Is it just one window, or a few of them all in the same location?
If it’s a single window and the others around it are not affected, then yes, there could be a faulty seal.
If there’s fogging or condensation occurring between the panes of glass (you can see it, but you can’t touch it), then yes, there’s definitely something wrong. Contact the supplier.
If a few windows are fogging up or condensation is forming on the internal surface (the side of the glass you can touch), then it might just be a temperature and ventilation issue inside your home.
Double glazing is not perfect. Some basic versions sold in New Zealand (non-thermally broken frames, aluminium spacing and standard glass) are barely better than good single glazed, timber framed windows. If it’s cold enough and the relative humidity is high enough inside the home, condensation will still form on the internal surface.
On cold days our double glazing has early morning condensation forming on the OUTSIDE!
I take that to be a sign of a well performing house.

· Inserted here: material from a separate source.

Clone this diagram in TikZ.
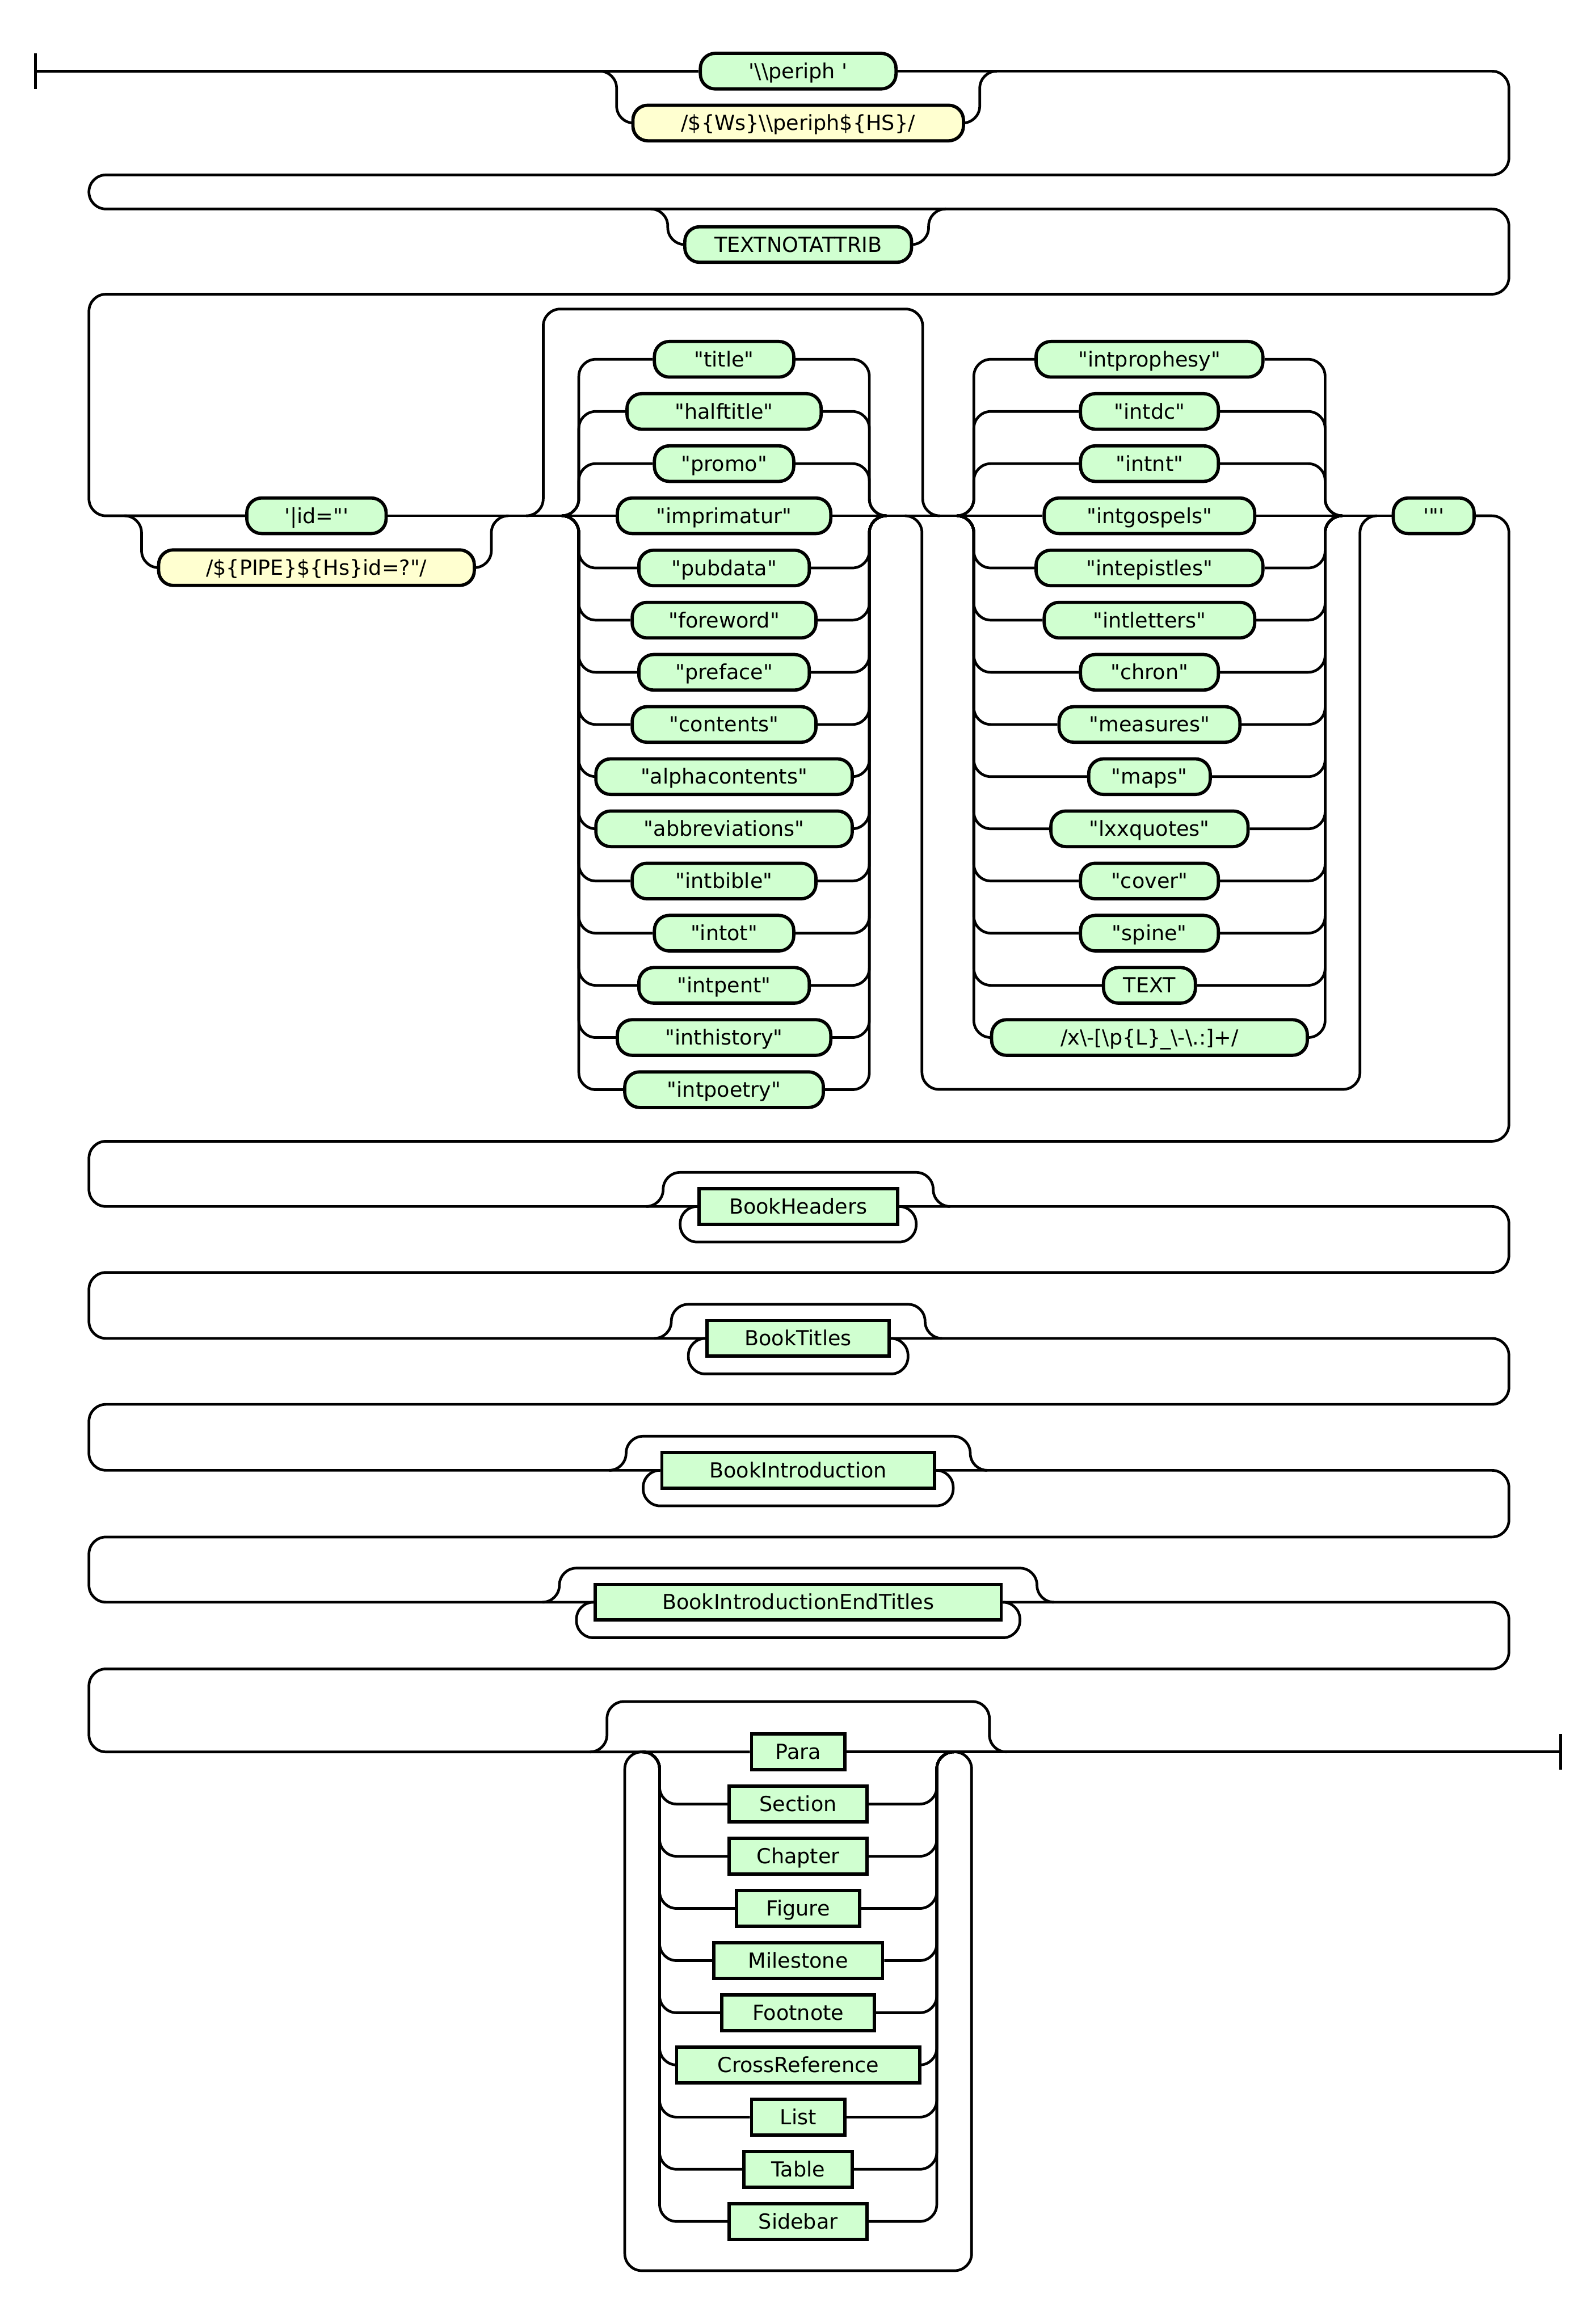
\documentclass[tikz,border=0pt]{standalone}
\usepackage{fontspec}
\newfontfamily\rrfont{DejaVu Sans}
\usetikzlibrary{calc}
\definecolor{termgreen}{RGB}{208,255,208}
\definecolor{rxyellow}{RGB}{255,255,208}
\pgfdeclarelayer{background}
\pgfsetlayers{background,main}
\begin{document}
\begin{tikzpicture}[x=1pt,y=-1pt,
  track/.style={line width=1.8pt,rounded corners=11.5pt},
  boxbase/.style={draw,line width=2.2pt,minimum height=24pt,inner sep=0pt,
     text height=11.5pt,text depth=1.5pt,font=\rrfont\fontsize{14}{16}\selectfont},
  term/.style={boxbase,fill=termgreen,rounded corners=10pt},
  rx/.style={boxbase,fill=rxyellow,rounded corners=10pt},
  nonterm/.style={boxbase,fill=termgreen},
  endbar/.style={line width=1.8pt}]
\useasboundingbox (0,0) rectangle (1076,1568);

% ---------------- nodes ----------------
\coordinate (start) at (24,48);
\node[term,minimum width=132] (periph) at (538.5,48) {'\textbackslash\textbackslash{}periph '};
\node[rx,minimum width=223] (ws) at (538.5,83) {/\$\{Ws\}\textbackslash\textbackslash{}periph\$\{HS\}/};
\coordinate (c1in) at (404.5,48);
\coordinate (c1out) at (672.5,48);

\node[term,minimum width=153] (tna) at (538.5,165) {TEXTNOTATTRIB};
\coordinate (o1in) at (439,141);
\coordinate (o1out) at (638,141);

\node[term,minimum width=94] (pid) at (213.5,348) {'|id="'};
\node[rx,minimum width=213] (pipe) at (213.5,383) {/\$\{PIPE\}\$\{Hs\}id=?"/};
\coordinate (idin) at (84,348);
\coordinate (idout) at (343,348);

\coordinate (o2in) at (355,348);
\coordinate (o2out) at (634,348);
\coordinate (lin) at (379,348);
\coordinate (lout) at (598,348);
\foreach \t/\w [count=\k] in {"title"/94,"halftitle"/131,"promo"/94,"imprimatur"/144,"pubdata"/115,"foreword"/124,"preface"/115,"contents"/124,"alphacontents"/173,"abbreviations"/173,"intbible"/124,"intot"/94,"intpent"/115,"inthistory"/144,"intpoetry"/134}
  \node[term,minimum width=\w] (l\k) at (488.5,{348+(\k-4)*35.2}) {\t};

\coordinate (o3in) at (610.5,348);
\coordinate (o3out) at (929,348);
\coordinate (rin) at (645.5,348);
\coordinate (rout) at (905.5,348);
\foreach \t/\w [count=\k] in {"intprophesy"/153,"intdc"/93,"intnt"/93,"intgospels"/142,"intepistles"/153,"intletters"/142,"chron"/93,"measures"/122,"maps"/82,"lxxquotes"/133,"cover"/93,"spine"/93,TEXT/62}
  \node[term,minimum width=\w] (r\k) at (775.5,{348+(\k-4)*35.2}) {\t};
\node[term,minimum width=213] (r14) at (775.5,700) {/x\textbackslash-[\textbackslash{}p\{L\}\_\textbackslash-\textbackslash.:]+/};

\node[term,minimum width=54.5] (dq) at (967.25,348) {'"'};

\node[nonterm,minimum width=134] (bh) at (538.5,814) {BookHeaders};
\node[nonterm,minimum width=123] (bt) at (538.5,903) {BookTitles};
\node[nonterm,minimum width=184] (bi) at (538.5,992) {BookIntroduction};
\node[nonterm,minimum width=274] (biet) at (538.5,1081) {BookIntroductionEndTitles};

\coordinate (pin) at (433.5,1182);
\coordinate (pout) at (643.5,1182);
\foreach \t/\w [count=\k] in {Para/63,Section/93,Chapter/93,Figure/83,Milestone/114,Footnote/103,CrossReference/164,List/63,Table/73,Sidebar/93}
  \node[nonterm,minimum width=\w] (p\k) at (538.5,{1182+(\k-1)*35.2}) {\t};
\coordinate (finish) at (1053,1182);

% ---------------- tracks ----------------
\begin{pgfonlayer}{background}
\draw[endbar] (24,36) -- (24,60);
\draw[endbar] (1053,1170) -- (1053,1194);

% row 1
\draw[track] (start) -- (periph.west);
\draw[track] (c1in) -- ++(11.5,0) |- (ws.west);
\draw[track] (ws.east) -| ([xshift=-11.5pt]c1out) -- (c1out);
% rows 1-3 wrap, with optional TEXTNOTATTRIB skip
\draw[track] (periph.east) -- (1018,48) -- (1018,118) -- (60,118) -- (60,141)
   -- (1018,141) -- (1018,198.5) -- (60,198.5) -- (60,348) -- (pid.west);
\draw[track] (o1in) -- ++(11.5,0) |- (tna.west);
\draw[track] (tna.east) -| ([xshift=-11.5pt]o1out) -- (o1out);

% id choice
\draw[track] (idin) -- ++(11.5,0) |- (pipe.west);
\draw[track] (pipe.east) -| ([xshift=-11.5pt]idout) -- (idout);
\draw[track] (pid.east) -- (l4.west);

% optional bypass above left column
\draw[track] (o2in) -- ++(11.5,0) -- ++(0,-139.5) -| ([xshift=-11.5pt]o2out) -- (o2out);
% left column
\foreach \k in {1,2,3,5,6,7,8,9,10,11,12,13,14,15} {
  \draw[track] (lin) -- ++(11.5,0) |- (l\k.west);
  \draw[track] (l\k.east) -| ([xshift=-11.5pt]lout) -- (lout);
}
\draw[track] (l4.east) -- (r4.west);

% bypass below right column
\draw[track] (o3in) -- ++(11.5,0) -- ++(0,387) -| ([xshift=-11.5pt]o3out) -- (o3out);
% right column
\foreach \k in {1,2,3,5,6,7,8,9,10,11,12,13,14} {
  \draw[track] (rin) -- ++(11.5,0) |- (r\k.west);
  \draw[track] (r\k.east) -| ([xshift=-11.5pt]rout) -- (rout);
}
\draw[track] (r4.east) -- (dq.west);

% wraps through the nonterminal rows
\draw[track] (dq.east) -- (1018,348) -- (1018,770) -- (60,770) -- (60,814) -- (bh.west);
\draw[track] (bh.east) -- (1018,814) -- (1018,858.5) -- (60,858.5) -- (60,903) -- (bt.west);
\draw[track] (bt.east) -- (1018,903) -- (1018,947.5) -- (60,947.5) -- (60,992) -- (bi.west);
\draw[track] (bi.east) -- (1018,992) -- (1018,1037) -- (60,1037) -- (60,1081) -- (biet.west);
\draw[track] (biet.east) -- (1018,1081) -- (1018,1126) -- (60,1126) -- (60,1182) -- (p1.west);
\draw[track] (p1.east) -- (finish);

% zero-or-more around each nonterminal
\foreach \n in {bh,bt,bi,biet} {
  \draw[track] ([xshift=-34.5pt]\n.west) -- ++(11.5,0) -- ++(0,-23) -| ([xshift=23pt]\n.east) -- ([xshift=34.5pt]\n.east);
  \draw[track] (\n.west) -- ++(-11.5,0) -- ++(0,24) -| ([xshift=11.5pt]\n.east) -- (\n.east);
}

% Para group: bypass, choice, loop
\draw[track] (398,1182) -- (409.5,1182) -- (409.5,1148) -- (667.5,1148) -- (667.5,1182) -- (679,1182);
\foreach \k in {2,3,4,5,6,7,8,9,10} {
  \draw[track] (pin) -- ++(11.5,0) |- (p\k.west);
  \draw[track] (p\k.east) -| ([xshift=-11.5pt]pout) -- (pout);
}
\draw[track] (pout) -- ++(12,0) -- (655.5,1532) -| ([xshift=-12pt]pin) -- (pin);
\end{pgfonlayer}
\end{tikzpicture}
\end{document}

My interpretation of the science is that the outside face of the outside pane gradually cools down to the pre-dawn air temperature as the insulating performance of the windows doesn’t allow the inside heat of the house to warm out the outside glass. Then when the sun comes up the outside air temperature rises quicker than the surface temperature of the glass. As the air temperature rises, so does it’s moisture carrying capacity (moisture from the garden, rising from the ground, etc). This increased moisture in the air then condenses out on the still cold outside face of the glass, until such time as the outside air temperature has gradually warmed the glass up and when it’s above dew point, the condensation evaporates again.